New to Fire Island and its safe LGBTQ spaces, Singh considers Queer Language, Landscapes, and Legitimacies in his work. He juxtaposed a 4,000-year-old cave painting of Buddha with a photographic self-portrait as a comment on which figure is seen as masculine and which as feminine. He takes pictures of the Kothi, nomadic men from the slums, who are MSM, men who have sex with men, and are sometimes HIV-positive, who are not often photographed in a positive light. He showed us a map of Asia and Africa, pointing out the places, including India, where homosexuality is illegal, to introduce his photos of cruising grounds in India, where the men cruising appear to be “under the spell of supernatural powers.”
Also new to the Island, Lee commented that it is “nice to be in a place that is accepting of all people.” Her work incorporates printing and painting. Her “Anticlimactic” appears to depict a bed, but does not. Her “Court(yard)” imagines an aerial view of a place on the University of Texas campus, showing the Texas and American flags. Her “Grandma’s Tablecloth” is a print based on a drawing that she did of her grandmother’s tablecloth. “Same-Shoe Couples” shows shoes that couples share. Lee used Xerox to repeat the images, and took away the copy paper, leaving just the ink. Her “Self-Portrait” has her painting of her calendar watch, at the top, but leaves a void below, in the middle.

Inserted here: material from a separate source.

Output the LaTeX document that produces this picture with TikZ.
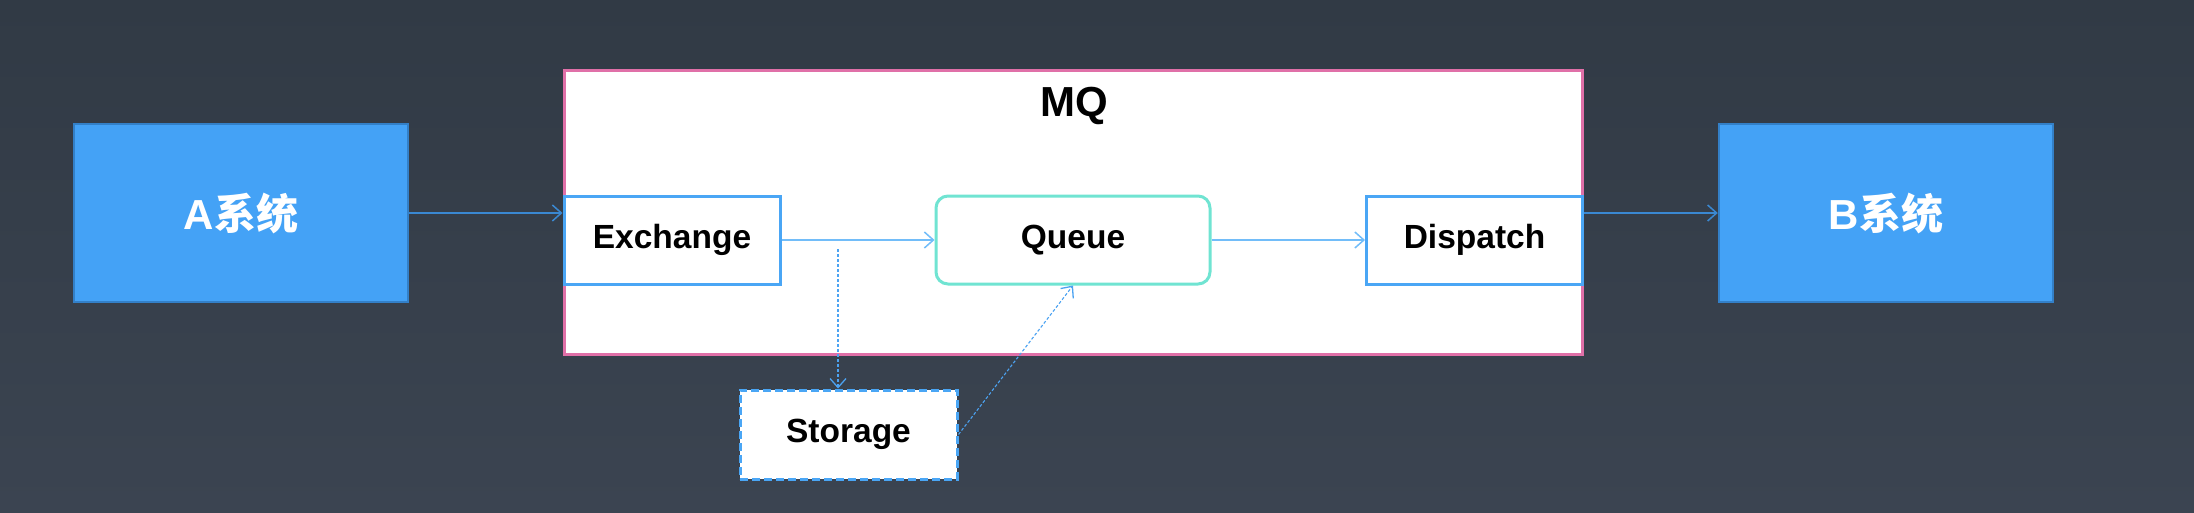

Coming here from another residency in New York State, Marron is experiencing the east coast for the first time. He used to use natural pigments, but now employs photographs and glitter and other appliqués. He displayed work under the title “La Familia de Mala Suerte” (family bad luck), as he considers his family to be cursed. Aware of his isolation as an artist, he has documented his ‘cursed’ family in photos. He contrasted himself with his sister, also an artist—he received a $10,000 grant and she is incarcerated—and appliquéd a childhood picture of her with images of red flowers. He “shrouded” a picture of his mother with metallic-looking armor and, in “El Mojado” (the wetback), used a photo, the only one he had, of his brother as a baby—his brother has now been deported. In “Paz in el Barrio” (peace in the hood), Marron is documenting the Mexican neighborhood in Kansas City.
In his work, performance artist Tiley depicts “queer bodies” and “queer garmenting”—“what we adorn our bodies with.” Artist and AIDS activist Hunter Reynolds is one of his mentors. In “Scorpions,” on which he collaborated with jeweler Chris Habana, three performers wear underwear and masks that Tiley made and two share a two-person brass-and-leather ball gag that Habana made. “The Velveteen Faggot” is a black velvet, studded jacket, not meant to be worn, “a garment that is also a painting.” Endurance came into play when Tiley danced for 24 hours, sustained only by Gatorade. This summer, Tiley is attempting to recreate Indian yellow, a Victorian English pigment, ostensibly made from the urine of cattle in Calcutta—or not—and “relate that to a queer sense of history.” He will collect human urine here, document its collection in photos, and paint with the resultant pigment.
Remaining FIAR events, at this writing, at the Community House at 7 pm, unless otherwise noted, are a talk by artist, trans icon, and “Transparent” producer Zackary Drucker, on July 27; Baby Tea, with FIAR and Dauphine of Brooklyn Tyler Ashley, a benefit for FIAR at Island Breeze on July 29 at 4 pm; talks by artists Carlos Motta and John Giorno on July 31 and August 3, respectively; a FIAR and Visual AIDS presentation by Luna Luis Ortiz about the 1980s vogue ball scene on August 7; Liz Collins and John Chaich’s talks about work in textiles, on August 10 and 14 respectively; and a farewell reception and mini-exhibition on August 16.